De acordo com Izael, pensar na segurança de crianças e adolescentes passa por um monitoramento das redes sociais e supressão de conteúdos racistas, xenofóbicos, machistas e que dissemine qualquer forma de cultura de ódio.

O posicionamento sobre a forma de abordagem do tema nas escolas também é destacado e o Sinteal diz que o trabalho deve ser feito sem alardes, para não fomentar o pânico nas instituições.

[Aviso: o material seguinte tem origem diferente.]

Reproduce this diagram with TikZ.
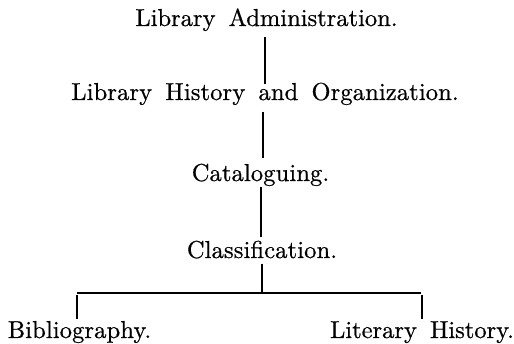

“É muito preocupante ver gestões instigando o medo e o terror, orientando crianças sobre o ambiente de violência e até a permissão para que militares armados entram nas salas de aulas. É equivocado! Isso só aumenta o medo e a insegurança e não enfrenta cultura do ódio, muito menos promove uma cultura de paz”, completou.

Psicopedagogia em ação


Psicopedagoga conversa com a reportagem sobre a problemática/ Foto: Psicopedagoga Amanda Pimentel/Arquivo pessoal


Uma situação de pânico generalizado que gera tanta onda de preocupação é algo que demanda atenção e um cuidado na abordagem, sobretudo, quando envolve um público infatoadolescente, que está em fase de formação do pensamento. A pedagoga Amanda Pimentel, que possui pós graduação em psicopedagogia e atua em uma escola particular de Maceió, além de trabalhar com crianças do espectro autista, fala sobre como os pais devem lidar para prevenir conflitos e atitudes problemáticas dos filhos:

“Os pais precisam ter autoridade sobre os filhos, as crianças não têm maturidade para tomada de decisões importantes por isso os pais precisam ser responsáveis e de forma respeitosa dar os comandos necessários para que o desenvolvimento de seus filhos seja seguro e saudável”

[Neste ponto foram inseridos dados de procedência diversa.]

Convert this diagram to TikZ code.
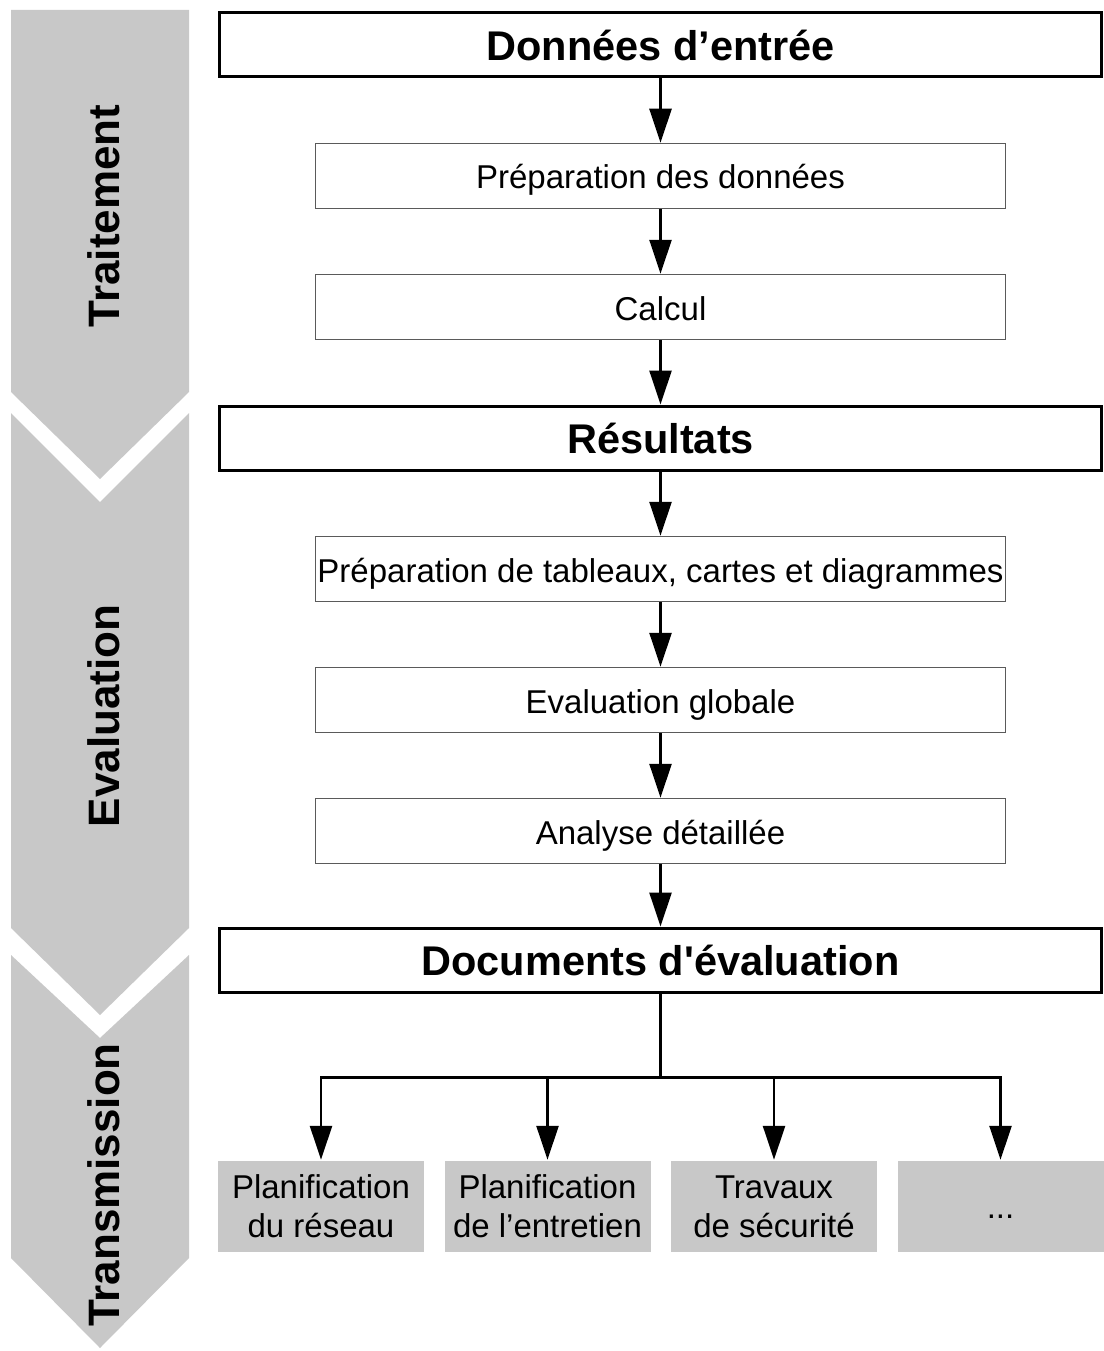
\documentclass[tikz,border=0pt]{standalone}
\usepackage{fontspec}
\setmainfont{Liberation Sans}
\usetikzlibrary{arrows.meta,positioning}
\definecolor{bandgray}{HTML}{C8C8C8}
\definecolor{boxline}{HTML}{5A5A5A}

\begin{document}
\begin{tikzpicture}[x=1pt, y=1pt, >={Triangle[length=34pt,width=22pt]}, line width=2.5pt, node distance=131pt]
    \tikzstyle{mainbox}=[draw=black, line width=3pt, minimum width=882pt, minimum height=64pt, inner sep=0pt, font=\bfseries\fontsize{41.5}{48}\selectfont]
    \tikzstyle{stepbox}=[draw=boxline, line width=1.5pt, minimum width=690pt, minimum height=65pt, inner sep=0pt, text height=26pt, text depth=0pt, font=\fontsize{33}{39}\selectfont]
    \tikzstyle{outbox}=[fill=bandgray, minimum width=206pt, minimum height=91pt, inner sep=0pt, font=\fontsize{33}{39}\selectfont]
    \tikzstyle{outtext}=[outbox, align=center]
    \tikzstyle{phase}=[rotate=90, font=\bfseries\fontsize{44}{50}\selectfont]
    \useasboundingbox (0,0) rectangle (1103,-1351);

    % phase bands on the left
    \fill[bandgray] (11,-10) -- (189,-10) -- (189,-392) -- (100,-479) -- (11,-392) -- cycle;
    \fill[bandgray] (11,-413) -- (100,-502) -- (189,-413) -- (189,-928) -- (100,-1015) -- (11,-928) -- cycle;
    \fill[bandgray] (11,-955) -- (100,-1038) -- (189,-955) -- (189,-1258) -- (100,-1348) -- (11,-1258) -- cycle;
    \node[phase]    (treat)    at (104,-216)   {Traitement};
    \node[phase]    (assess)   at (104,-716)   {Evaluation};
    \node[phase]    (transfer) at (104,-1185)  {Transmission};

    % main chain
    \node[mainbox]  (input)    at (660.5,-45)  {Données d’entrée};
    \node[stepbox]  (prep)     [below of=input]    {Préparation des données};
    \node[stepbox]  (calc)     [below of=prep]     {Calcul};
    \node[mainbox]  (results)  [below of=calc]     {Résultats};
    \node[stepbox]  (tables)   [below of=results]  {Préparation de tableaux, cartes et diagrammes};
    \node[stepbox]  (overall)  [below of=tables]   {Evaluation globale};
    \node[stepbox]  (detail)   [below of=overall]  {Analyse détaillée};
    \node[mainbox]  (docs)     [below of=detail, node distance=129pt] {Documents d\textquotesingle évaluation};

    % outputs
    \node[outtext]  (network)  at (321,-1206.5) {Planification\\du réseau};
    \node[outtext]  (upkeep)   [right of=network, node distance=226.5pt] {Planification\\de l’entretien};
    \node[outtext]  (safety)   [right of=upkeep, node distance=226.5pt]  {Travaux\\de sécurité};
    \node[outbox]   (other)    [right of=safety, node distance=226.5pt, text height=24pt, text depth=0pt] {...};

    \path[->]
(input)   edge (prep)
(prep)    edge (calc)
(calc)    edge (results)
(results) edge (tables)
(tables)  edge (overall)
(overall) edge (detail)
(detail)  edge (docs);

    \draw (docs.south) -- ++(0,-84) coordinate (split);
    \draw[->] (split) -| (network.north);
    \draw[->] (split) -| (upkeep.north);
    \draw[->] (split) -| (safety.north);
    \draw[->] (split) -| (other.north);
\end{tikzpicture}
\end{document}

Quando questionada sobre como os pais podem notar possíveis ideias violentas nos filhos, Amanda diz que os sinais são dados antes mesmo que algo trágico aconteça e cabe aos responsáveis notarem isso

“Não existe um método pronto para detectar as intenções de violência, principalmente quando a mesma está no cotidiano das crianças através dos jogos, filmes, brinquedos... Geralmente quando uma criança tem um comportamento violento ela já deu alguns sinais antes, portanto é importante conhecer os gostos e particularidades da criança para compreender sua personalidade, sua rotina e percepção do mundo. Assim quando a criança tiver algum comportamento fora do comum vai ser fácil detectá-lo. “. A profissional ressalta a importância de se buscar profissionais qualificados, caso os pais notem comportamentos diferentes e preocupantes nos filhos.

Mas com tanto acesso a informações que podem influenciar o comportamento de crianças, como evitar que elas sejam afetadas por discursos de ódio, preconceitos e discriminações, que podem gerar atitudes violentas? Amanda responde que é necessário manter um bom diálogo e fazer um monitoramento do que é acessado nas redes sociais e internet, para a segurança dos filhos.

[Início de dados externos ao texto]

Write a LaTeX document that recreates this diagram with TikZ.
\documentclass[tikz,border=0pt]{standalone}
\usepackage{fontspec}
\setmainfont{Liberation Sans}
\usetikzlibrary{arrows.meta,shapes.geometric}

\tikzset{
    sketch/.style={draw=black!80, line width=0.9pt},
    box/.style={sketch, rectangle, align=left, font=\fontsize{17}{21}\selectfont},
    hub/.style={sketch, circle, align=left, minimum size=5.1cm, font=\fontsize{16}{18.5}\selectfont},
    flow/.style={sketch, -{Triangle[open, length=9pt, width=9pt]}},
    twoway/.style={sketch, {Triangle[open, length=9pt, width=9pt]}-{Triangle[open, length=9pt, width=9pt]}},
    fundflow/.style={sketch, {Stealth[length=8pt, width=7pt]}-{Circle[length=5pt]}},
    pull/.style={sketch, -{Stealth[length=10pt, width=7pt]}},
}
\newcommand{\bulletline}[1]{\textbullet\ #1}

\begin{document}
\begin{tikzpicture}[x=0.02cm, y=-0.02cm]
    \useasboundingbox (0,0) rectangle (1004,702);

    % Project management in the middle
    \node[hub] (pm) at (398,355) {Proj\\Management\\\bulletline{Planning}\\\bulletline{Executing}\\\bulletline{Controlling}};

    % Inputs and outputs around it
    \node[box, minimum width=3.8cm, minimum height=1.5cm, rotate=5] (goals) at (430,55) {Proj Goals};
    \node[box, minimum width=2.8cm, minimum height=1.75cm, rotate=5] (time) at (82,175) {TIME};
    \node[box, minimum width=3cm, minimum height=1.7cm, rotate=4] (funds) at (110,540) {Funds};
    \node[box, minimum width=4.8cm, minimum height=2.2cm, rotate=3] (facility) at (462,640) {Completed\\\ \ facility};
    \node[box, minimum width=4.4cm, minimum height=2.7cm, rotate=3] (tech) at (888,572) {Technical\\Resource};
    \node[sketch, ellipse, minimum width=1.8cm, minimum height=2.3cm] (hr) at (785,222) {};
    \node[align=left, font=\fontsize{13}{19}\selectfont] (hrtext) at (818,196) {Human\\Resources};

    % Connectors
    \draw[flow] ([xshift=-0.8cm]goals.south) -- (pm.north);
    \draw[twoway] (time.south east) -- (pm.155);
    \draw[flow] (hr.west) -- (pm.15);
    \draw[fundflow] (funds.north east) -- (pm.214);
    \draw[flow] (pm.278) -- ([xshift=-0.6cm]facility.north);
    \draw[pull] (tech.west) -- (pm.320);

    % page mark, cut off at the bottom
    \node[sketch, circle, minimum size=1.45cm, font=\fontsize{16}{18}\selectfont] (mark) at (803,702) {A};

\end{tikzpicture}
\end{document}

“Voltando ao raciocínio da hierarquia familiar, os pais precisam ter acesso a todas as senhas e monitorar todas as atividades online de seus filhos. A orientação também é muito importante pois o diálogo saudável facilita a compreensão de assuntos delicados, portanto a melhor prevenção é sermos amigos dos nossos filhos, acolher sem julgamentos e entender sua visão social, orientando com consciência sobre os nossos valores e também ser exemplo de empatia, tolerância, respeito, paciência... tanto em casa quanto na rua”, salientou Pimentel.

Inteligência e prevenção


Diante de tais acontecimentos, Flávio Saraiva, secretário de segurança pública do Estado de Alagoas, afirmou em coletiva de imprensa que aconteceu nesta quarta (19), “O plano de defesa será acionado para levar segurança às escolas. Teremos todo o nosso efetivo empregado, e sabemos o que fazer diante de uma ameaça”, afirmou Saraiva, que é delegado da polícia civil de Alagoas.

Ainda segundo ele, existe um aplicativo que localiza as viaturas policiais e possibilita a visualização do plano de defesa e bloqueio de possíveis ameaças. O governador Paulo Dantas criou um Plano de Prevenção à Violência nas Escolas para proteger as escolas e os alunos de qualquer ameaça.

“O plano de defesa será acionado para levar segurança às escolas. Teremos todo o nosso efetivo empregado, e sabemos o que fazer diante de uma ameaça”, diz o secretário.